# THE PROBLEM
Reproduce the span that opens at the line containing "Reproduce this chart with matplotlib." and closes at the line containing "W, H = 915, 606", both lines included, without alteration and without any other line.

# DATA PROVIDED
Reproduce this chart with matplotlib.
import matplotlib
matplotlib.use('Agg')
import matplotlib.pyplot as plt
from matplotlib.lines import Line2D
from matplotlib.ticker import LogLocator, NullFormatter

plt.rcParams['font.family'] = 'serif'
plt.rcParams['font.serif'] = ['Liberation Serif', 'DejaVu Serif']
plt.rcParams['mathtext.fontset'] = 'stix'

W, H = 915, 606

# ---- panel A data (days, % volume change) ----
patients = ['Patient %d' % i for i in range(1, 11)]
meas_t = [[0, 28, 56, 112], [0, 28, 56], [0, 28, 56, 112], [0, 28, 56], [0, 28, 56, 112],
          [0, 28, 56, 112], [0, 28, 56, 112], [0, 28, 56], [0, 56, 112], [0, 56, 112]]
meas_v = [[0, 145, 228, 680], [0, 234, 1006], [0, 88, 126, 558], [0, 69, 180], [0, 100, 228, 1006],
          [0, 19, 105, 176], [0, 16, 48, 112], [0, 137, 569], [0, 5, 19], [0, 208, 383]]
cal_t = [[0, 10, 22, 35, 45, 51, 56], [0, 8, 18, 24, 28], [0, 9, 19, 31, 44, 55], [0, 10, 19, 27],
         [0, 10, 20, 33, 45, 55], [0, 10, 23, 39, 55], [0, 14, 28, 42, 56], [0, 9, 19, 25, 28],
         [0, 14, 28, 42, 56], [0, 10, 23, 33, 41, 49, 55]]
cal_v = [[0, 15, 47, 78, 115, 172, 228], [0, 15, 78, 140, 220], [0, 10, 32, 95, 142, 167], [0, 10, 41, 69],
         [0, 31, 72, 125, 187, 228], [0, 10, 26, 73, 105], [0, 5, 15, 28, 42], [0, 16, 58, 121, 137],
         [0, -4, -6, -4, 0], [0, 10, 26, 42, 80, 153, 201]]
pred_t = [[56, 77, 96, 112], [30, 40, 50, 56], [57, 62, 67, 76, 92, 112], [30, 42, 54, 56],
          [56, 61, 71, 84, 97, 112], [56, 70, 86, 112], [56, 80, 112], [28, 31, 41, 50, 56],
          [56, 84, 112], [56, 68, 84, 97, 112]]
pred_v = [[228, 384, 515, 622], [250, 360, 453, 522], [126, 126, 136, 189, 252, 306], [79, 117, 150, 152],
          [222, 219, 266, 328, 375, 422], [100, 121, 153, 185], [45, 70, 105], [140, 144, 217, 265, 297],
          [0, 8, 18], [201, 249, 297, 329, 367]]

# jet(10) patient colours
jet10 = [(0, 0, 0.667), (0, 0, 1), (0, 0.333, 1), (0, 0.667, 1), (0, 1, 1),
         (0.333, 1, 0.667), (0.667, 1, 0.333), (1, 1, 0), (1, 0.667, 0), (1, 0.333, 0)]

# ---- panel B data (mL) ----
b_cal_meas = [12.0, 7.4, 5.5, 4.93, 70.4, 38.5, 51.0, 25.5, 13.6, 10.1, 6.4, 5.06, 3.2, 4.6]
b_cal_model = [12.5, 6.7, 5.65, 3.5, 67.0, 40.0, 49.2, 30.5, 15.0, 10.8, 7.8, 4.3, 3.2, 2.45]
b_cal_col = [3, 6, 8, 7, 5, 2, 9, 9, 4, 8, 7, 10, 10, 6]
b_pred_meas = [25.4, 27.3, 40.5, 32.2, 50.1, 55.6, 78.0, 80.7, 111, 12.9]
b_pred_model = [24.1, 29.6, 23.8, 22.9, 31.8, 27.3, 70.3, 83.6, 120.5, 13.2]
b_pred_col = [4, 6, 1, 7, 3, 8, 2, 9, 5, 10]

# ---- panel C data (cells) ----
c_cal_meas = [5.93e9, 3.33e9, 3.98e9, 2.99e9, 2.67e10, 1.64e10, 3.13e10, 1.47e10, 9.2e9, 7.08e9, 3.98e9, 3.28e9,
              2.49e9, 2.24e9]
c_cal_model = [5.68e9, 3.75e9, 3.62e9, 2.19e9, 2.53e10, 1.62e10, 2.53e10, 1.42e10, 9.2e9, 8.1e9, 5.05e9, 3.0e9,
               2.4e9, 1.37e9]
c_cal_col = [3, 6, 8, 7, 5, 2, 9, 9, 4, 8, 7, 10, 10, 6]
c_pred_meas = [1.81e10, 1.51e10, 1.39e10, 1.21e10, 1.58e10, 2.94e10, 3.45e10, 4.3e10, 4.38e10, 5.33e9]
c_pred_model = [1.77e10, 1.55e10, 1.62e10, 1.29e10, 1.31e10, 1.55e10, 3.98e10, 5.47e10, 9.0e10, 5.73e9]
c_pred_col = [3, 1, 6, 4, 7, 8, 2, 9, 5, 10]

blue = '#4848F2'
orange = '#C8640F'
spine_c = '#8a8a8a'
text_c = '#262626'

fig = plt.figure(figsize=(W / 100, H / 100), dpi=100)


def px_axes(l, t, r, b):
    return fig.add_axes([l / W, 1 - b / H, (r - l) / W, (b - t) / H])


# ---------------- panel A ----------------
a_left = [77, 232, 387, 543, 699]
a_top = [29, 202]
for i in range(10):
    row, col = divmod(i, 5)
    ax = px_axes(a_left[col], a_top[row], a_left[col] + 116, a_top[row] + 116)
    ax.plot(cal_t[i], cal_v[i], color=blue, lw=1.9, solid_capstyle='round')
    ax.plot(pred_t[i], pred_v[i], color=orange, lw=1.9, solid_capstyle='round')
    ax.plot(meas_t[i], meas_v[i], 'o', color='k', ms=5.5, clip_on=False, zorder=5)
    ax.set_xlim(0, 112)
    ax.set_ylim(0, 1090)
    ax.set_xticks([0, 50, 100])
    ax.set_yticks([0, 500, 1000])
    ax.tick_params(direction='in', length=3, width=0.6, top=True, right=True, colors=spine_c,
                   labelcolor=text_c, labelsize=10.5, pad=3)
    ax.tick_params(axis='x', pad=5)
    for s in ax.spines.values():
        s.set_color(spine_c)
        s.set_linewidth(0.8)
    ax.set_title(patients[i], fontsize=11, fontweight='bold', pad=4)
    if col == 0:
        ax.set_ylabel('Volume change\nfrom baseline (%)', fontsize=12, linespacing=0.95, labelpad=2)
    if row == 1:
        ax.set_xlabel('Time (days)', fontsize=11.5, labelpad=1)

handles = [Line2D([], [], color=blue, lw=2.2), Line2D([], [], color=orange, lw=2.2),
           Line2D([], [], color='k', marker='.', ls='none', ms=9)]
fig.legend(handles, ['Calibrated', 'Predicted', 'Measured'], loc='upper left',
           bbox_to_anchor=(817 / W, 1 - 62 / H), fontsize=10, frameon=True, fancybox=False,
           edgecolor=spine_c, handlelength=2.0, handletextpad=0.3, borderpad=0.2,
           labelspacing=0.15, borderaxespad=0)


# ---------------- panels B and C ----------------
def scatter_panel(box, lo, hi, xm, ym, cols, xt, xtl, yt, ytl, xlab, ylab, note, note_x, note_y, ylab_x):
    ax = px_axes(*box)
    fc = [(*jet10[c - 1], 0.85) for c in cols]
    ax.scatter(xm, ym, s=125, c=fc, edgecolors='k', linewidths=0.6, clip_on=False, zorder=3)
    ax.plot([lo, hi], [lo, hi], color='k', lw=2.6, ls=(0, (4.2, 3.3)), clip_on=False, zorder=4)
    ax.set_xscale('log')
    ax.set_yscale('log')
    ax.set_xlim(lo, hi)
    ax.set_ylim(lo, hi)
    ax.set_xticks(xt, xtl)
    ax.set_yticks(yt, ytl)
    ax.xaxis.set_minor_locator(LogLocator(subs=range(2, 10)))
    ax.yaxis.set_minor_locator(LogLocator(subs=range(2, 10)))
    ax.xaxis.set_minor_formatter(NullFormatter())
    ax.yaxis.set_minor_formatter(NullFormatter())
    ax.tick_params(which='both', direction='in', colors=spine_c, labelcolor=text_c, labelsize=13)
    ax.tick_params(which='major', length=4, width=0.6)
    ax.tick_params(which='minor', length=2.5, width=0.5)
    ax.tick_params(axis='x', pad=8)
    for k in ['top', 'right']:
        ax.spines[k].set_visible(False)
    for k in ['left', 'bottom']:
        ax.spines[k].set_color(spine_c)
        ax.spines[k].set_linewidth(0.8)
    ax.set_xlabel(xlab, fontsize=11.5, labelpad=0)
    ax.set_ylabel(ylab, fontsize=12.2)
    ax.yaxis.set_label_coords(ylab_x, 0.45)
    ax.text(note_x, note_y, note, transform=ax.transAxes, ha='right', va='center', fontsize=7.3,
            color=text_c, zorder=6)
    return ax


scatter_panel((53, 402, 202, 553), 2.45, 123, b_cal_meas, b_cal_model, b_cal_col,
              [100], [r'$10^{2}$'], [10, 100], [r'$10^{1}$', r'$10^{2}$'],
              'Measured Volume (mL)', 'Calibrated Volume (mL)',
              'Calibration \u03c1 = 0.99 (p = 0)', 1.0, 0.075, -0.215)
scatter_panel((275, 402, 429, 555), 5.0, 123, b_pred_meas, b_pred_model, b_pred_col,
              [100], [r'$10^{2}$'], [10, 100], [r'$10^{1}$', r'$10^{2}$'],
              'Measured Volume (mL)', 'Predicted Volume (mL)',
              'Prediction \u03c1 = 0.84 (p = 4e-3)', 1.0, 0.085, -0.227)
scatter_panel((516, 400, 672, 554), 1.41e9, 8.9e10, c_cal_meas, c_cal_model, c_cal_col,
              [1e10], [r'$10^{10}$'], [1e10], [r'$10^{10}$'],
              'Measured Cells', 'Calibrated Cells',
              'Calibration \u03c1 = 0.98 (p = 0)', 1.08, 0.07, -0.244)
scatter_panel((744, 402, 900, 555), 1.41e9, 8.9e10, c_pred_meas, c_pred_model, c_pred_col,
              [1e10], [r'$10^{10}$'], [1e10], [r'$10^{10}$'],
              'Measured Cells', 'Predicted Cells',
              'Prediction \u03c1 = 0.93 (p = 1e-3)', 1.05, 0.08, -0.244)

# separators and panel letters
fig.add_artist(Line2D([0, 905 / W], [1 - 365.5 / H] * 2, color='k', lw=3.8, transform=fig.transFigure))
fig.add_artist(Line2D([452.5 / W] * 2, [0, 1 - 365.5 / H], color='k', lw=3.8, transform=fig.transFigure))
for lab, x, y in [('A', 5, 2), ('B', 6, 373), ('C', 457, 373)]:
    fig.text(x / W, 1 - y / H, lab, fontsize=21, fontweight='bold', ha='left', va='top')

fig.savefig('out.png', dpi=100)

...

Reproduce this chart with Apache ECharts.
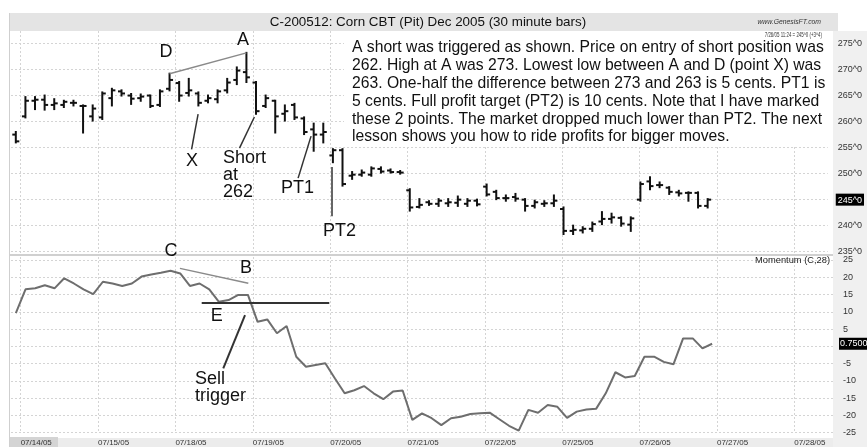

...

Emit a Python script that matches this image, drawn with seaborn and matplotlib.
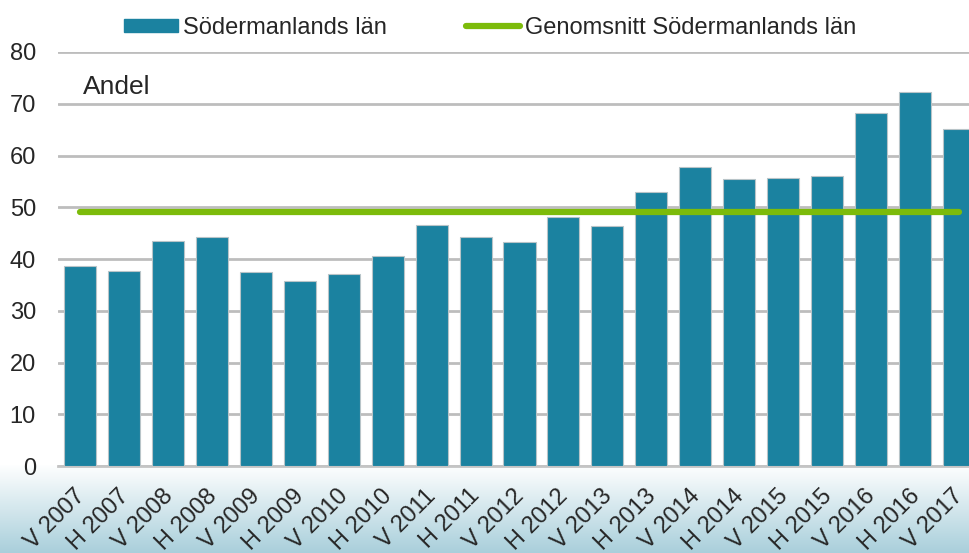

# OUTPUT FOR THIS EXERCISE
Reproduce this chart with matplotlib.
import matplotlib
matplotlib.use('Agg')
import matplotlib.pyplot as plt
from matplotlib.lines import Line2D
from matplotlib.ticker import LogLocator, NullFormatter

plt.rcParams['font.family'] = 'serif'
plt.rcParams['font.serif'] = ['Liberation Serif', 'DejaVu Serif']
plt.rcParams['mathtext.fontset'] = 'stix'

W, H = 915, 606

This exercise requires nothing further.